Shahid Khan teilte zunächst nur allgemein auf der Internet-Seite des Klubs mit: "Ich bin besonders beeindruckt von dem Ruf, den Felix (Magath) dafür hat, in schwierigen Zeiten, oft spät in einer Saison, einen Klub zu übernehmen und ihn dann sein Potenzial abrufen lässt - und sogar noch mehr." Magath hat nun etwas Zeit, seine neue Elf kennenzulernen, in England ist FA-Cup-Wochenende, in diesem Wettbewerb ist Fulham nicht mehr dabei. Magaths Debüt bei den Cottagers ist für den Samstag drauf im Kellerkampf bei West Bromwich Albion terminiert.

Lieber Schach statt HSV

Die Skurrilität des Wechsels speist sich auch daraus, dass Magath noch am Donnerstagabend als Schirmherr des Forums "Yes2chess - Schach macht schlau" in Hamburg weilte, um in einer Talkshow über das königliche Spiel zu plaudern. Zusammen mit Gesprächspartnern wie Professor Robert von Weizsäcker, dem Ehrenpräsidenten des Deutschen Schachbundes, stellte Magath dort die Vorzüge dieses Zeitvertreibs besonders für Schüler heraus. Nach seiner Ansicht würde Schachspielen auch "den Jung-Millionären", wie Magath Fußballprofis nannte, gut tun. Es fördere Intelligenz, Konzentration und soziales Verhalten. Und es helfe, klare Entscheidungen zu treffen.

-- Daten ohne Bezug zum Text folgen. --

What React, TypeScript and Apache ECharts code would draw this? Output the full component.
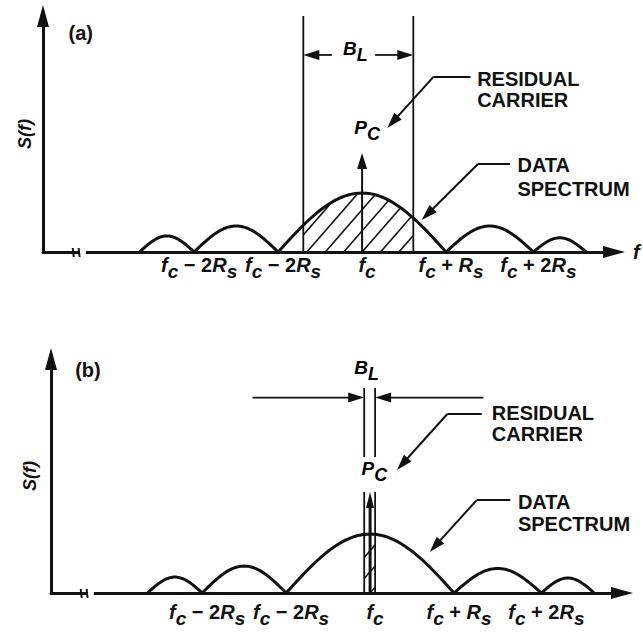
import React, { useEffect, useRef } from "react";
import * as echarts from "echarts";

const FONT = '"Liberation Sans", Arial, Helvetica, sans-serif';
const INK = "#111";
const WEIGHT = "bold";

// ---------- data (x: multiples of Rs measured from f_c; y: relative spectral level 0–10) ----------
const xRange = [-3.8, 3.0];
const yRange = [0, 10];

const lobeStart = [-2.65, -2.0, -1.0, 1.0, 2.04];
const lobeEnd = [-2.0, -1.0, 1.0, 2.04, 2.67];
const lobeHeightA = [0.68, 1.1, 2.5, 1.1, 0.6];
const lobeHeightB = [0.68, 1.15, 2.52, 1.05, 0.64];
const mainLobe = 2;

const tickValues = [-2.0, -1.0, 0, 1.0, 2.04];
const tickLabels = [
  "{i|f}{s|c}{n| − 2}{i|R}{s|s}",
  "{i|f}{s|c}{n| − 2}{i|R}{s|s}",
  "{i|f}{s|c}",
  "{i|f}{s|c}{n| + }{i|R}{s|s}",
  "{i|f}{s|c}{n| + 2}{i|R}{s|s}",
];

// loop bandwidth B_L edges
const bandA = [-0.7, 0.61];
const bandB = [-0.07, 0.06];
// residual carrier impulse height
const carrierA = 4.19;
const carrierB = 4.32;

// axis break marks on the frequency axis
const breakTicks = [-3.44, -3.37];
const breakGap = [-3.36, -3.29];

const calloutTexts = ["RESIDUAL", "CARRIER", "DATA", "SPECTRUM"];
const panelNames = ["(a)", "(b)"];
const bandwidthLabel = "{m|B}{s|L}";
const carrierLabel = "{m|P}{s|C}";

// ---------- annotation anchors (data units) ----------
const annA = {
  bandSegments: [[0, 10]],
  blArrowY: 8.35,
  blTails: [-0.36, 0.155],
  blLabel: [-0.08, 9.04],
  pcLabel: [0.06, 5.69],
  panelLabel: [-3.35, 9.28],
  residualLeader: [[1.29, 7.42], [0.85, 7.42], [0.3, 5.25]],
  dataLeader: [[1.76, 3.73], [1.38, 3.73], [0.71, 1.36]],
  callouts: [[1.37, 7.31], [1.37, 6.44], [1.85, 3.67], [1.85, 2.65]],
  carrierLW: 2,
  carrierHead: 10,
};
const annB = {
  bandSegments: [[0, 4.32], [5.81, 8.76]],
  blArrowY: 8.35,
  blTails: [-1.4, 1.35],
  blLabel: [-0.04, 10.06],
  pcLabel: [0.05, 5.74],
  panelLabel: [-3.36, 9.53],
  residualLeader: [[1.33, 7.65], [0.92, 7.65], [0.32, 5.26]],
  dataLeader: [[1.67, 3.97], [1.27, 3.97], [0.71, 1.75]],
  callouts: [[1.45, 7.69], [1.45, 6.79], [1.76, 3.89], [1.76, 2.95]],
  carrierLW: 3,
  carrierHead: 8,
};

const subRich = {
  m: { fontFamily: FONT, fontSize: 19, fontStyle: "italic", fontWeight: WEIGHT, color: INK, verticalAlign: "top", lineHeight: 22 },
  s: { fontFamily: FONT, fontSize: 18, fontStyle: "italic", fontWeight: WEIGHT, color: INK, verticalAlign: "top", lineHeight: 22, padding: [7, 0, 0, 0] },
};

const tickRich = {
  i: { fontFamily: FONT, fontSize: 20, fontStyle: "italic", fontWeight: WEIGHT, color: INK, verticalAlign: "top", lineHeight: 22 },
  s: { fontFamily: FONT, fontSize: 19, fontStyle: "italic", fontWeight: WEIGHT, color: INK, verticalAlign: "top", lineHeight: 22, padding: [7, 0, 0, 0] },
  n: { fontFamily: FONT, fontSize: 20, fontWeight: WEIGHT, color: INK, verticalAlign: "top", lineHeight: 22 },
};

function seg(x1: number, y1: number, x2: number, y2: number, lw: number) {
  return { type: "line", shape: { x1, y1, x2, y2 }, style: { stroke: INK, lineWidth: lw } };
}

function arrow(p0: number[], p1: number[], len: number, wid: number, lw: number) {
  const dx = p1[0] - p0[0];
  const dy = p1[1] - p0[1];
  const d = Math.hypot(dx, dy) || 1;
  const ux = dx / d;
  const uy = dy / d;
  const bx = p1[0] - ux * len;
  const by = p1[1] - uy * len;
  return [
    seg(p0[0], p0[1], bx + ux * 2, by + uy * 2, lw),
    {
      type: "polygon",
      shape: { points: [[p1[0], p1[1]], [bx - (uy * wid) / 2, by + (ux * wid) / 2], [bx + (uy * wid) / 2, by - (ux * wid) / 2]] },
      style: { fill: INK },
    },
  ];
}

function hatchLines(api: any, a: number, b: number, h: number, band: number[], spacing: number, slope: number) {
  const pa = api.coord([a, 0]);
  const pb = api.coord([b, 0]);
  const yb = pa[1];
  const hpx = yb - api.coord([a, h])[1];
  const xL = api.coord([band[0], 0])[0];
  const xR = api.coord([band[1], 0])[0];
  const fc = api.coord([0, 0])[0];
  const curve = (x: number) => hpx * Math.sin((Math.PI * (x - pa[0])) / (pb[0] - pa[0]));
  const out: any[] = [];
  const kMin = Math.floor((xL - hpx / slope - fc) / spacing) - 1;
  const kMax = Math.ceil((xR - fc) / spacing) + 1;
  for (let k = kMin; k <= kMax; k++) {
    const c = fc + k * spacing;
    const sMin = Math.max(0, (xL - c) * slope);
    const sEdge = (xR - c) * slope;
    if (sEdge <= sMin) continue;
    const f = (s: number) => curve(c + s / slope) - s;
    if (f(sMin) <= 0) continue;
    let sMax = sEdge;
    if (f(sEdge) < 0) {
      let lo = sMin;
      let hi = sEdge;
      for (let it = 0; it < 40; it++) {
        const m = (lo + hi) / 2;
        if (f(m) >= 0) lo = m;
        else hi = m;
      }
      sMax = lo;
    }
    out.push(seg(c + sMin / slope, yb - sMin, c + sMax / slope, yb - sMax, 1.6));
  }
  return out;
}

function lobeSeries(gi: number, heights: number[]) {
  return {
    type: "custom",
    xAxisIndex: gi,
    yAxisIndex: gi,
    silent: true,
    z: 4,
    data: lobeStart.map((s, i) => [s, lobeEnd[i], heights[i]]),
    encode: { x: [0, 1], y: 2 },
    renderItem: (_p: any, api: any) => {
      const a = api.value(0);
      const b = api.value(1);
      const h = api.value(2);
      const pts: number[][] = [];
      const N = 48;
      for (let k = 0; k <= N; k++) {
        pts.push(api.coord([a + ((b - a) * k) / N, h * Math.sin((Math.PI * k) / N)]));
      }
      return { type: "polyline", shape: { points: pts }, style: { stroke: INK, lineWidth: 3, fill: "none" } };
    },
  };
}

function hatchSeries(gi: number, heights: number[], band: number[]) {
  return {
    type: "custom",
    xAxisIndex: gi,
    yAxisIndex: gi,
    silent: true,
    z: 3,
    data: [[band[0], band[1]]],
    encode: { x: [0, 1] },
    renderItem: (_p: any, api: any) => ({
      type: "group",
      children: hatchLines(api, lobeStart[mainLobe], lobeEnd[mainLobe], heights[mainLobe], [api.value(0), api.value(1)], 18.4, 1.15),
    }),
  };
}

function annotationSeries(gi: number, band: number[], carrier: number, ann: any) {
  return {
    type: "custom",
    xAxisIndex: gi,
    yAxisIndex: gi,
    silent: true,
    z: 5,
    data: [[0, 0]],
    renderItem: (_p: any, api: any) => {
      const c = (x: number, y: number) => api.coord([x, y]);
      const kids: any[] = [];
      // axis break
      const t0 = c(breakTicks[0], 0);
      const t1 = c(breakTicks[1], 0);
      const g0 = c(breakGap[0], 0);
      const g1 = c(breakGap[1], 0);
      kids.push({ type: "rect", shape: { x: g0[0], y: g0[1] - 3, width: g1[0] - g0[0], height: 6 }, style: { fill: "#fff" } });
      kids.push(seg(t0[0] - 0.5, t0[1] - 4, t0[0] + 0.5, t0[1] + 5, 2));
      kids.push(seg(t1[0] - 0.5, t1[1] - 4, t1[0] + 0.5, t1[1] + 5, 2));
      // loop bandwidth edges
      for (const e of band) {
        for (const sgm of ann.bandSegments) {
          const q0 = c(e, sgm[0]);
          const q1 = c(e, sgm[1]);
          kids.push(seg(q0[0], q0[1], q1[0], q1[1], 1.8));
        }
      }
      // B_L dimension arrows
      kids.push(...arrow(c(ann.blTails[0], ann.blArrowY), c(band[0], ann.blArrowY), 16, 10, 1.8));
      kids.push(...arrow(c(ann.blTails[1], ann.blArrowY), c(band[1], ann.blArrowY), 16, 10, 1.8));
      // residual carrier impulse
      kids.push(...arrow(c(0, 0), c(0, carrier), 16, ann.carrierHead, ann.carrierLW));
      // leaders
      for (const leader of [ann.residualLeader, ann.dataLeader]) {
        const pts = leader.map((p: number[]) => c(p[0], p[1]));
        kids.push({ type: "polyline", shape: { points: pts.slice(0, -1) }, style: { stroke: INK, lineWidth: 2, fill: "none" } });
        kids.push(...arrow(pts[pts.length - 2], pts[pts.length - 1], 16, 10, 2));
      }
      // callout texts
      calloutTexts.forEach((t, i) => {
        const q = c(ann.callouts[i][0], ann.callouts[i][1]);
        kids.push({
          type: "text",
          x: q[0],
          y: q[1],
          style: { text: t, fontFamily: FONT, fontSize: 20, fontWeight: WEIGHT, fill: INK, align: "left", verticalAlign: "middle" },
        });
      });
      // panel name
      const pn = c(ann.panelLabel[0], ann.panelLabel[1]);
      kids.push({
        type: "text",
        x: pn[0],
        y: pn[1],
        style: { text: panelNames[gi], fontFamily: FONT, fontSize: 20, fontWeight: WEIGHT, fill: INK, align: "center", verticalAlign: "middle" },
      });
      // B_L and P_C labels
      const bl = c(ann.blLabel[0], ann.blLabel[1]);
      kids.push({ type: "text", x: bl[0], y: bl[1], style: { text: bandwidthLabel, rich: subRich, align: "center", verticalAlign: "top" } });
      const pc = c(ann.pcLabel[0], ann.pcLabel[1]);
      kids.push({ type: "text", x: pc[0], y: pc[1], style: { text: carrierLabel, rich: subRich, align: "center", verticalAlign: "top" } });
      return { type: "group", children: kids };
    },
  };
}

function xAxis(gi: number, margin: number, name: string) {
  return {
    type: "value",
    gridIndex: gi,
    min: xRange[0],
    max: xRange[1],
    splitLine: { show: false },
    axisTick: { show: false },
    axisLine: {
      onZero: false,
      symbol: ["none", "triangle"],
      symbolSize: [12, 22],
      lineStyle: { color: INK, width: 3 },
    },
    axisLabel: {
      customValues: tickValues,
      margin,
      padding: [0, 0, 0, 10],
      rich: tickRich,
      formatter: (v: number) => {
        const i = tickValues.findIndex((t) => Math.abs(t - v) < 1e-6);
        return i >= 0 ? tickLabels[i] : "";
      },
    },
    name,
    nameLocation: "end",
    nameGap: 19,
    nameTextStyle: { fontFamily: FONT, fontSize: 20, fontStyle: "italic", fontWeight: WEIGHT, color: INK, verticalAlign: "middle", padding: [0, 0, 10, 0] },
  };
}

function yAxis(gi: number, gap: number) {
  return {
    type: "value",
    gridIndex: gi,
    min: yRange[0],
    max: yRange[1],
    splitLine: { show: false },
    axisTick: { show: false },
    axisLabel: { show: false },
    axisLine: {
      onZero: false,
      symbol: ["none", "triangle"],
      symbolSize: [12, 22],
      lineStyle: { color: INK, width: 3 },
    },
    name: "S(f)",
    nameLocation: "middle",
    nameGap: gap,
    nameTextStyle: { fontFamily: FONT, fontSize: 18, fontStyle: "italic", fontWeight: WEIGHT, color: INK },
  };
}

function buildOption() {
  return {
    animation: false,
    backgroundColor: "#fff",
    grid: [
      { left: 43, right: 29, top: 16, bottom: 380, outerBoundsMode: "none", containLabel: false },
      { left: 51, right: 21, top: 359, bottom: 39, outerBoundsMode: "none", containLabel: false },
    ],
    xAxis: [xAxis(0, 3, "f"), xAxis(1, 9, "")],
    yAxis: [yAxis(0, 9), yAxis(1, 12)],
    series: [
      hatchSeries(0, lobeHeightA, bandA),
      lobeSeries(0, lobeHeightA),
      annotationSeries(0, bandA, carrierA, annA),
      hatchSeries(1, lobeHeightB, bandB),
      lobeSeries(1, lobeHeightB),
      annotationSeries(1, bandB, carrierB, annB),
    ],
  };
}

export default function App() {
  const ref = useRef<HTMLDivElement>(null);
  useEffect(() => {
    if (!ref.current) return;
    const chart = echarts.init(ref.current, null, { renderer: "svg" });
    chart.setOption(buildOption() as any);
    return () => chart.dispose();
  }, []);
  return (
    <div
      ref={ref}
      style={{ position: "fixed", left: 0, top: 0, width: 643, height: 632, background: "#fff" }}
    />
  );
}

Nebenbei sprach er sentimentale Sätze: Es hätte "für den HSV und für mich gut gepasst", es sei noch immer so, dass "der HSV zu mir gehört, wie ich zum HSV gehöre". Doch der Absolutist Magath wollte die komplette Macht bei seinem Herzensklub und spätestens im Sommer den Vorstandsvorsitz übernehmen. Magath wollte zu viel - und kam am Ende zu dem Schluss, dass zu viele im Klub "keinen Neuaufbau wollen".

Tatsächlich hatte er sich nicht mit dem Vorschlag vom Aufsichtsrat anfreunden können, zunächst nur anstelle des Sportdirektors Oliver Kreuzer einen Sitz im Vorstand zu übernehmen, um dann in der Klubführung eine Mehrheit für die Entlassung des amtierenden Trainers Bert van Marwijk zu organisieren.

Im Falle einer Niederlage in Braunschweig wird van Marwijk wohl doch abgelöst, nicht durch Magath, aber der Nachfolger steht offenbar bereit: Mirko Slomka, der zuletzt in Hannover entlassen wurde.